Le poesie sono lievi, elegiache, brevi narrazioni teatrali. Compaiono ciclopi siamesi, un Dio trasformista che è solo un bambino abbandonato vicino a un guardaroba, che prova sciarpe e cappelli, guanti e cappotti. Poi compare un Papa ateo che si dimette da Papa (poesia scritta nell’ottobre del 2002, prima che la storia rendesse la poesia meno surreale). Un Papa che ha voglia di dormire con una donna, infastidito dai bambini, dalle suore, dai cardinali e da… Dio. Un Papa che ha perso la fede, malinconico vorrebbe una maglietta con la faccia di Stan Laurel per mimetizzarsi nella folla e tornare bambino, quando la mamma lo chiamava ché la cena era pronta, l’estate stava finendo, le vacanze agli sgoccioli, era ormai tempo di tornare a scuola.

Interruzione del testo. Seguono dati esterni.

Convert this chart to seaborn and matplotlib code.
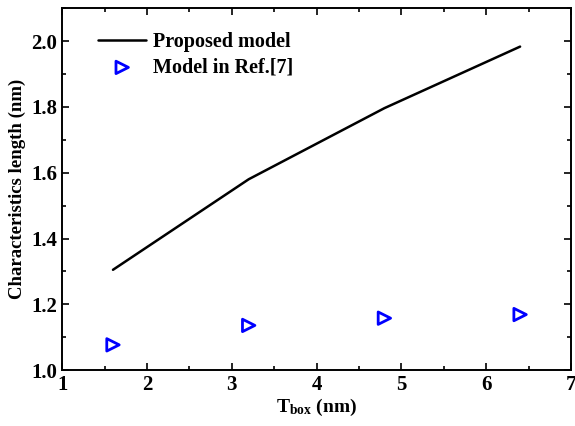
import matplotlib
matplotlib.use("Agg")
import matplotlib.pyplot as plt
import seaborn as sns
import pandas as pd
from matplotlib.ticker import MultipleLocator

# Characteristic length versus buried-oxide thickness
t_box = [1.6, 3.2, 4.8, 6.4]
proposed = [1.305, 1.580, 1.796, 1.983]
ref7 = [1.077, 1.136, 1.158, 1.169]

df = pd.DataFrame({"t_box": t_box, "proposed": proposed, "ref7": ref7})

sns.set_style("ticks")
plt.rcParams.update({
    "font.family": ["Liberation Serif", "DejaVu Serif"],
    "font.weight": "bold",
    "axes.labelweight": "bold",
    "text.color": "black",
    "axes.labelcolor": "black",
    "axes.edgecolor": "black",
    "xtick.color": "black",
    "ytick.color": "black",
    "mathtext.fontset": "custom",
    "mathtext.rm": "Liberation Serif:bold",
    "mathtext.bf": "Liberation Serif:bold",
    "mathtext.it": "Liberation Serif:bold",
})

fig = plt.figure(figsize=(5.75, 4.26), dpi=100)
ax = fig.add_axes([0.108, 0.131, 0.885, 0.85])

sns.lineplot(data=df, x="t_box", y="proposed", ax=ax, color="black", lw=1.8,
             label="Proposed model")
sns.scatterplot(data=df, x="t_box", y="ref7", ax=ax, marker=">", s=80,
                facecolors="none", edgecolor="#0000ff", linewidth=2.0,
                label="Model in Ref.[7]")

ax.set_xlim(1, 7)
ax.set_ylim(1.0, 2.1)
ax.xaxis.set_major_locator(MultipleLocator(1))
ax.xaxis.set_minor_locator(MultipleLocator(0.5))
ax.yaxis.set_major_locator(MultipleLocator(0.2))
ax.yaxis.set_minor_locator(MultipleLocator(0.1))
ax.tick_params(which="both", direction="in", top=True, right=True, width=1.2)
ax.tick_params(which="major", length=5, labelsize=15)
ax.tick_params(which="minor", length=3)
ax.tick_params(axis="x", labeltop=False)
ax.tick_params(axis="y", labelright=False)
for lbl in ax.get_xticklabels() + ax.get_yticklabels():
    lbl.set_fontweight("bold")
for sp in ax.spines.values():
    sp.set_linewidth(1.4)

ax.set_xlabel(r"T$_{\mathrm{box}}$ (nm)", fontsize=14, fontweight="bold", labelpad=1)
ax.set_ylabel("Characteristics length (nm)", fontsize=13.5, fontweight="bold", labelpad=4)

ax.legend(loc="upper left", frameon=False, bbox_to_anchor=(0.035, 0.985),
          handlelength=2.4, handletextpad=0.35, labelspacing=0.3,
          prop={"weight": "bold", "size": 14.5})

fig.savefig("out.png", dpi=100)
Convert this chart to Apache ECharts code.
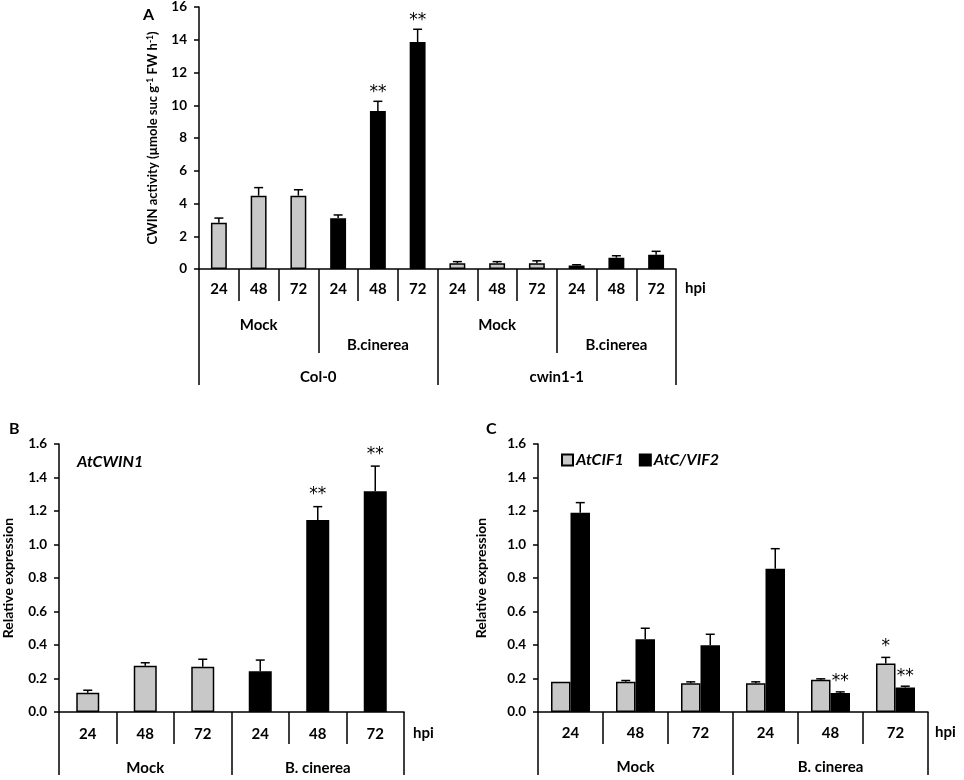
<!DOCTYPE html>
<html>
<head>
<meta charset="utf-8">
<script src="https://cdn.jsdelivr.net/npm/echarts/dist/echarts.min.js"></script>
<style>
html,body{margin:0;padding:0;background:#fff;}
#chart{width:964px;height:780px;}
</style>
</head>
<body>
<div id="chart"></div>
<script>
// ---------- Panel A data ----------
const hpiA = ['24','48','72','24','48','72','24','48','72','24','48','72'];
const treatA = ['Mock','B.cinerea','Mock','B.cinerea'];
const genoA = ['Col-0','cwin1-1'];
const valA = [2.83, 4.48, 4.48, 3.10, 9.65, 13.86, 0.35, 0.35, 0.35, 0.22, 0.69, 0.87];
const errA = [0.28, 0.49, 0.36, 0.20, 0.59, 0.78, 0.10, 0.10, 0.15, 0.04, 0.12, 0.21];
const starA = ['', '', '', '', '**', '**', '', '', '', '', '', ''];
const ticksA = {min: 0, max: 16, interval: 2};

// ---------- Panel B data ----------
const hpiB = ['24','48','72','24','48','72'];
const treatB = ['Mock','B. cinerea'];
const valB = [0.115, 0.276, 0.270, 0.243, 1.146, 1.318];
const errB = [0.015, 0.018, 0.045, 0.067, 0.080, 0.150];
const starB = ['', '', '', '', '**', '**'];

// ---------- Panel C data ----------
const hpiC = ['24','48','72','24','48','72'];
const treatC = ['Mock','B. cinerea'];
const namesC = ['AtCIF1', 'AtC/VIF2'];
const valCIF1 = [0.180, 0.180, 0.172, 0.172, 0.192, 0.290];
const errCIF1 = [0.000, 0.008, 0.008, 0.008, 0.006, 0.036];
const starCIF1 = ['', '', '', '', '', '*'];
const valVIF2 = [1.190, 0.435, 0.398, 0.855, 0.113, 0.147];
const errVIF2 = [0.060, 0.065, 0.066, 0.120, 0.007, 0.007];
const starVIF2 = ['', '', '', '', '**', '**'];
const ticksBC = {min: 0, max: 1.6, interval: 0.2};

// ---------- styles ----------
const FONT = 'Lato';
const STARFONT = 'DejaVu Sans';
const GREY = '#c8c8c8';
const BLACK = '#000000';
const lineSt = {color: '#000', width: 1.5};

function errRender(errs, stars, offFrac, starGap) {
  return function (params, api) {
    const i = api.value(0), v = api.value(1), e = api.value(2);
    const band = api.size([1, 0])[0];
    const p0 = api.coord([i, v]);
    const p1 = api.coord([i, v + e]);
    const x = p0[0] + band * offFrac;
    const children = [];
    if (e > 0) {
      children.push({type: 'line', shape: {x1: x, y1: p0[1], x2: x, y2: p1[1]}, style: {stroke: '#000', lineWidth: 1.5}});
      children.push({type: 'line', shape: {x1: x - 4.5, y1: p1[1], x2: x + 4.5, y2: p1[1]}, style: {stroke: '#000', lineWidth: 1.5}});
    }
    const s = stars[params.dataIndex];
    if (s) {
      children.push({type: 'text', x: x, y: p1[1] - starGap,
        style: {text: s, fill: '#000', font: 'normal 17px "' + STARFONT + '"', align: 'center', verticalAlign: 'middle'}});
    }
    return {type: 'group', children: children};
  };
}

function lvl1Axis(grid, data, margin, nameGap) {
  return {
    type: 'category', gridIndex: grid, position: 'bottom', data: data,
    name: 'hpi', nameLocation: 'end', nameGap: nameGap,
    nameTextStyle: {fontFamily: FONT, fontWeight: 'bold', fontSize: 15, color: '#000', verticalAlign: 'top', padding: [margin - 1, 0, 0, 0]},
    axisLine: {show: true, onZero: false, lineStyle: lineSt},
    axisTick: {show: true, interval: 0, length: 32, lineStyle: lineSt},
    axisLabel: {interval: 0, margin: margin, fontFamily: FONT, fontWeight: 'bold', fontSize: 15, color: '#000'},
    splitLine: {show: false}
  };
}
function lvlNAxis(grid, data, tickLen, margin, stagger) {
  return {
    type: 'category', gridIndex: grid, position: 'bottom', data: data,
    axisLine: {show: false},
    axisTick: {show: true, interval: 0, length: tickLen, lineStyle: lineSt},
    axisLabel: {interval: 0, margin: margin, fontFamily: FONT, fontWeight: 'bold', fontSize: 15, color: '#000', lineHeight: 20,
      formatter: function (v, idx) { return (stagger && idx % 2 === 1) ? '\n' + v : v; }},
    splitLine: {show: false}
  };
}
function yAxisDef(grid, t, name, nameGap, rich, fmt, labelSize) {
  return {
    type: 'value', gridIndex: grid, min: t.min, max: t.max, interval: t.interval,
    name: name, nameLocation: 'middle', nameGap: nameGap, nameRotate: 90,
    nameTextStyle: rich,
    axisLine: {show: true, lineStyle: lineSt},
    axisTick: {show: true, length: 5, lineStyle: lineSt},
    axisLabel: {margin: 12, fontFamily: FONT, fontWeight: 'bold', fontSize: labelSize, color: '#000', formatter: fmt},
    splitLine: {show: false}
  };
}

const barStyle = (isMock) => ({color: isMock ? GREY : BLACK, borderColor: '#000', borderWidth: 1.5});

const option = {
  animation: false,
  backgroundColor: '#fff',
  textStyle: {fontFamily: FONT},
  title: [
    {text: 'A', left: 138, top: 2, textStyle: {fontFamily: FONT, fontWeight: 'bold', fontSize: 16, color: '#000'}},
    {text: 'B', left: 4, top: 416, textStyle: {fontFamily: FONT, fontWeight: 'bold', fontSize: 16, color: '#000'}},
    {text: 'C', left: 481, top: 416, textStyle: {fontFamily: FONT, fontWeight: 'bold', fontSize: 16, color: '#000'}},
    {text: 'AtCWIN1', left: 72, top: 449, textStyle: {fontFamily: FONT, fontWeight: 'bold', fontStyle: 'italic', fontSize: 16, color: '#000'}}
  ],
  legend: {
    data: namesC, left: 556, top: 447, itemWidth: 11, itemHeight: 11, itemGap: 15, icon: 'rect',
    textStyle: {fontFamily: FONT, fontWeight: 'bold', fontStyle: 'italic', fontSize: 16, color: '#000', padding: [0, 0, 0, -2]}
  },
  grid: [
    {left: 199, right: 288, top: 6, bottom: 511},
    {left: 59, right: 560, top: 444, bottom: 68},
    {left: 538, right: 36, top: 444, bottom: 68}
  ],
  xAxis: [
    lvl1Axis(0, hpiA, 13, 9),
    lvlNAxis(0, treatA, 84, 46, true),
    lvlNAxis(0, genoA, 116, 98, false),
    lvl1Axis(1, hpiB, 15, 9),
    lvlNAxis(1, treatB, 63, 46, false),
    lvl1Axis(2, hpiC, 14, 7),
    lvlNAxis(2, treatC, 63, 45, false)
  ],
  yAxis: [
    yAxisDef(0, ticksA, '{a|CWIN activity (µmole suc g}{s|-1}{a| FW h}{s|-1}{a|)}', 40,
      {rich: {a: {fontFamily: FONT, fontWeight: 'bold', fontSize: 13, color: '#000'},
              s: {fontFamily: FONT, fontWeight: 'bold', fontSize: 8.5, color: '#000', verticalAlign: 'top'}}},
      (v) => String(v), 13.5),
    yAxisDef(1, ticksBC, 'Relative expression', 44,
      {fontFamily: FONT, fontWeight: 'bold', fontSize: 14, color: '#000'}, (v) => v.toFixed(1), 13.5),
    yAxisDef(2, ticksBC, 'Relative expression', 50,
      {fontFamily: FONT, fontWeight: 'bold', fontSize: 14, color: '#000'}, (v) => v.toFixed(1), 13.5)
  ],
  series: [
    {type: 'bar', xAxisIndex: 0, yAxisIndex: 0, barCategoryGap: '60%',
      data: valA.map((v, i) => ({value: v, itemStyle: barStyle(treatA[Math.floor(i / 3)] === 'Mock')}))},
    {type: 'custom', xAxisIndex: 0, yAxisIndex: 0, z: 5,
      renderItem: errRender(errA, starA, 0, 9),
      data: valA.map((v, i) => [i, v, errA[i]])},
    {type: 'bar', xAxisIndex: 3, yAxisIndex: 1, barCategoryGap: '60%',
      data: valB.map((v, i) => ({value: v, itemStyle: barStyle(treatB[Math.floor(i / 3)] === 'Mock')}))},
    {type: 'custom', xAxisIndex: 3, yAxisIndex: 1, z: 5,
      renderItem: errRender(errB, starB, 0, 12),
      data: valB.map((v, i) => [i, v, errB[i]])},
    {name: namesC[0], type: 'bar', xAxisIndex: 5, yAxisIndex: 2, barCategoryGap: '40%', barGap: '0%',
      itemStyle: barStyle(true), data: valCIF1},
    {name: namesC[1], type: 'bar', xAxisIndex: 5, yAxisIndex: 2, barCategoryGap: '40%', barGap: '0%',
      itemStyle: barStyle(false), data: valVIF2},
    {type: 'custom', xAxisIndex: 5, yAxisIndex: 2, z: 5,
      renderItem: errRender(errCIF1, starCIF1, -0.15, 11),
      data: valCIF1.map((v, i) => [i, v, errCIF1[i]])},
    {type: 'custom', xAxisIndex: 5, yAxisIndex: 2, z: 5,
      renderItem: errRender(errVIF2, starVIF2, 0.15, 10),
      data: valVIF2.map((v, i) => [i, v, errVIF2[i]])}
  ]
};

const chart = echarts.init(document.getElementById('chart'), null, {renderer: 'canvas'});
chart.setOption(option);
</script>
</body>
</html>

Nota: Il libro ha un sapore ipnotico. L’odore sa di carta e colla, con un lieve retrogusto di coccoina che riporta all’infanzia. Al tatto è gradevole, tenendolo in mano è ruvido al pollice che tocca le pagine e liscio per le altre dita a contatto con la copertina, che visivamente ha gli spigoli stondati, donando sensazione di morbidezza. Da degustarsi ovunque, ma meglio prima o dopo i pasti.